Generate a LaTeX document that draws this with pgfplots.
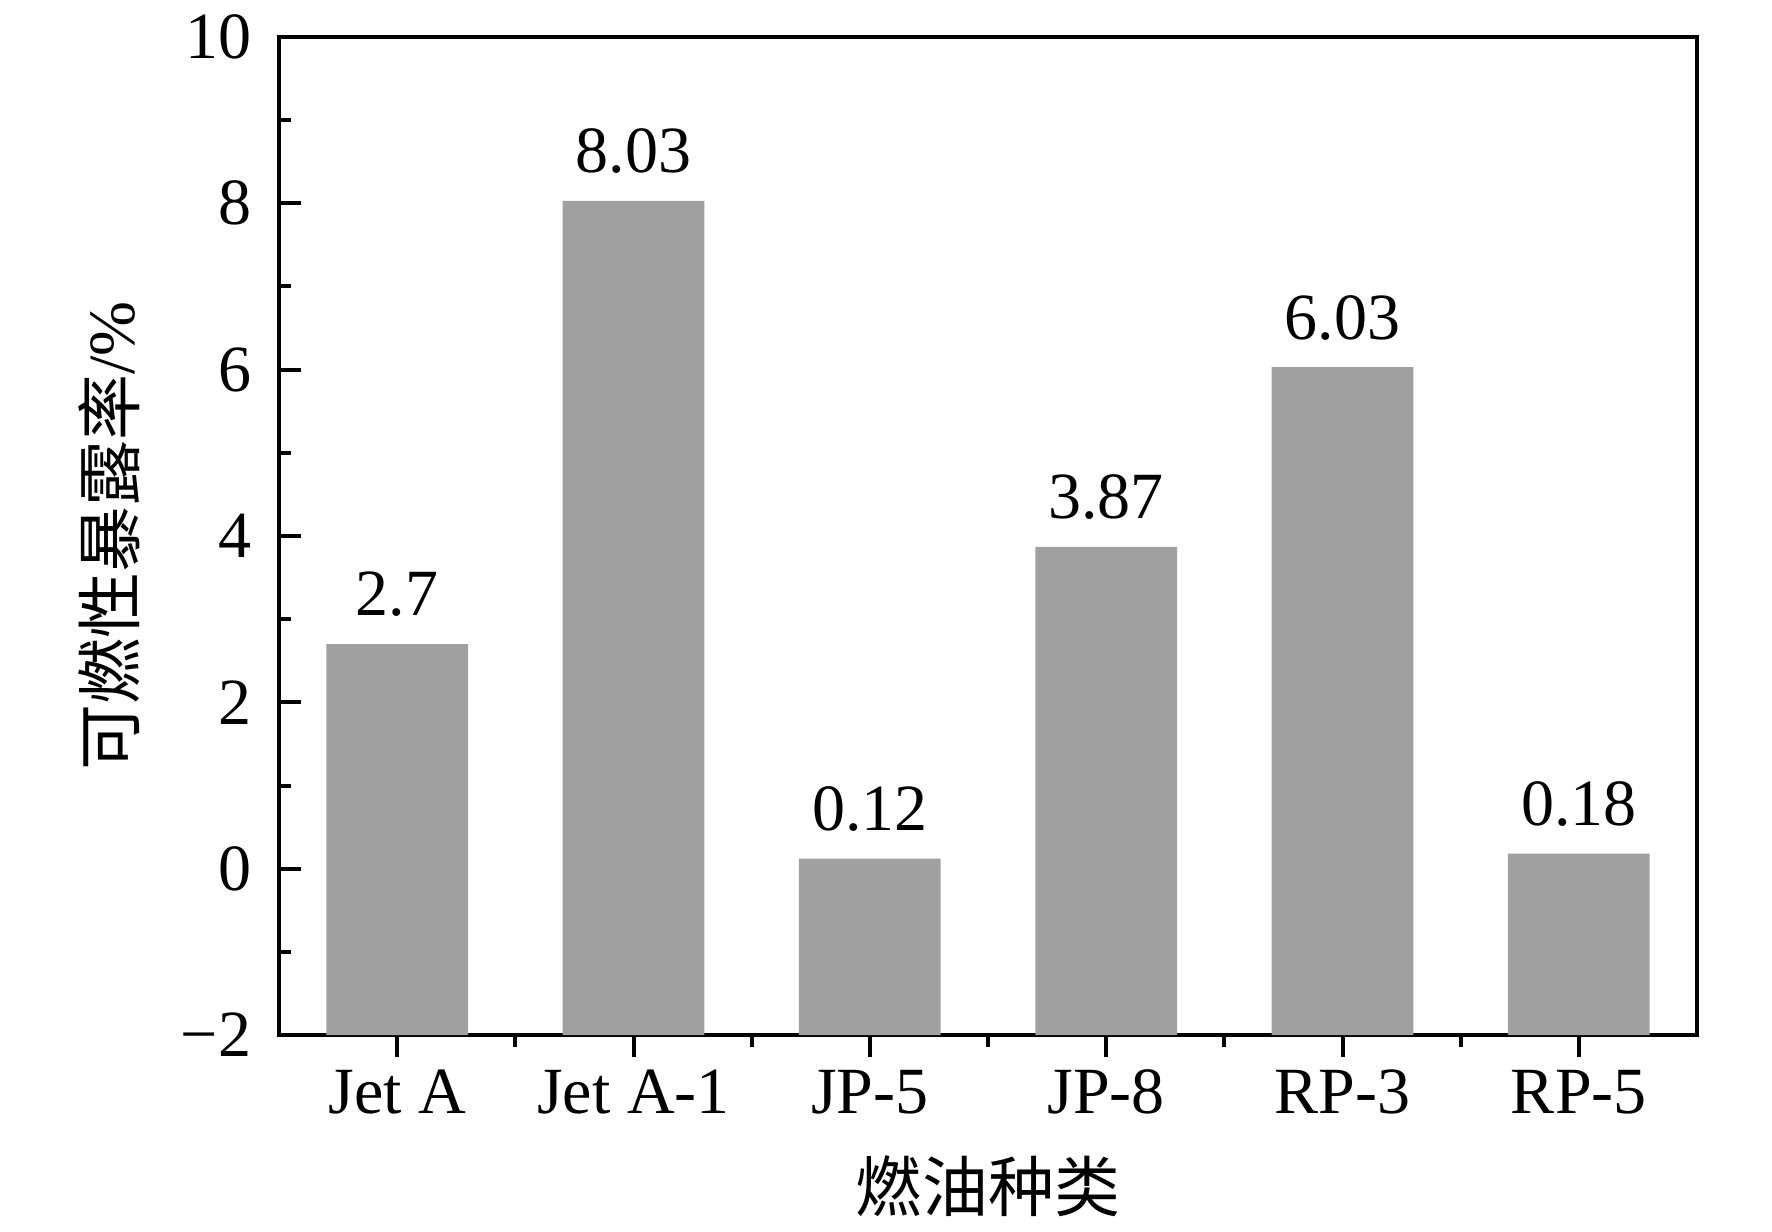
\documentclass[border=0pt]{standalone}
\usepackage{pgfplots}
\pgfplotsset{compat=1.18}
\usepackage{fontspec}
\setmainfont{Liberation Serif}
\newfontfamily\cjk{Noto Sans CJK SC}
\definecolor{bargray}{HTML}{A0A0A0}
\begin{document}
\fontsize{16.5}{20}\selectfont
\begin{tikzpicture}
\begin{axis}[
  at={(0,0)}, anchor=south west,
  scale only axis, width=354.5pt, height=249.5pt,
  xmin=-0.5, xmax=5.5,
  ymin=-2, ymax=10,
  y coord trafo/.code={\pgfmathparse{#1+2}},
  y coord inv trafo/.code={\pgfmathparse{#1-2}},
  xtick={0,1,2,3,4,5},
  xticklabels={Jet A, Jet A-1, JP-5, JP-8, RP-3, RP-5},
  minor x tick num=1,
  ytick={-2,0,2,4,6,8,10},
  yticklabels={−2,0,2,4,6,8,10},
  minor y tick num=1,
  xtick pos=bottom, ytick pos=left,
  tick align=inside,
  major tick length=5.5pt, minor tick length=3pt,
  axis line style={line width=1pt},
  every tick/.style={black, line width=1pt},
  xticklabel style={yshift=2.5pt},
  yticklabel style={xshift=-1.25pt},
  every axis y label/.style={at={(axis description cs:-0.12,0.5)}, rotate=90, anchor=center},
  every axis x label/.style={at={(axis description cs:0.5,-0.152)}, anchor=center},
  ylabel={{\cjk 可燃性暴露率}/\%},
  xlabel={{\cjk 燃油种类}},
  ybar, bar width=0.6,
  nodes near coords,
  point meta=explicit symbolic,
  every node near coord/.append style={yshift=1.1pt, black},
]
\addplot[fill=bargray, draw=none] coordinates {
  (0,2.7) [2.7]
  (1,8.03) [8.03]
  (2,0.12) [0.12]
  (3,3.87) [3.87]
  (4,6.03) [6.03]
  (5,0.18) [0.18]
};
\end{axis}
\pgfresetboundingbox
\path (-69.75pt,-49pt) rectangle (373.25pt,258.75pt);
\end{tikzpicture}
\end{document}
════════
TASK DESCRIPTION: Set down the material above as is, without any pictures.

ANSWER TO THIS EXERCISE:
Generate a LaTeX document that draws this with pgfplots.
\documentclass[border=0pt]{standalone}
\usepackage{pgfplots}
\pgfplotsset{compat=1.18}
\usepackage{fontspec}
\setmainfont{Liberation Serif}
\newfontfamily\cjk{Noto Sans CJK SC}
\definecolor{bargray}{HTML}{A0A0A0}
\begin{document}
\fontsize{16.5}{20}\selectfont
\begin{tikzpicture}
\begin{axis}[
  at={(0,0)}, anchor=south west,
  scale only axis, width=354.5pt, height=249.5pt,
  xmin=-0.5, xmax=5.5,
  ymin=-2, ymax=10,
  y coord trafo/.code={\pgfmathparse{#1+2}},
  y coord inv trafo/.code={\pgfmathparse{#1-2}},
  xtick={0,1,2,3,4,5},
  xticklabels={Jet A, Jet A-1, JP-5, JP-8, RP-3, RP-5},
  minor x tick num=1,
  ytick={-2,0,2,4,6,8,10},
  yticklabels={−2,0,2,4,6,8,10},
  minor y tick num=1,
  xtick pos=bottom, ytick pos=left,
  tick align=inside,
  major tick length=5.5pt, minor tick length=3pt,
  axis line style={line width=1pt},
  every tick/.style={black, line width=1pt},
  xticklabel style={yshift=2.5pt},
  yticklabel style={xshift=-1.25pt},
  every axis y label/.style={at={(axis description cs:-0.12,0.5)}, rotate=90, anchor=center},
  every axis x label/.style={at={(axis description cs:0.5,-0.152)}, anchor=center},
  ylabel={{\cjk 可燃性暴露率}/\%},
  xlabel={{\cjk 燃油种类}},
  ybar, bar width=0.6,
  nodes near coords,
  point meta=explicit symbolic,
  every node near coord/.append style={yshift=1.1pt, black},
]
\addplot[fill=bargray, draw=none] coordinates {
  (0,2.7) [2.7]
  (1,8.03) [8.03]
  (2,0.12) [0.12]
  (3,3.87) [3.87]
  (4,6.03) [6.03]
  (5,0.18) [0.18]
};
\end{axis}
\pgfresetboundingbox
\path (-69.75pt,-49pt) rectangle (373.25pt,258.75pt);
\end{tikzpicture}
\end{document}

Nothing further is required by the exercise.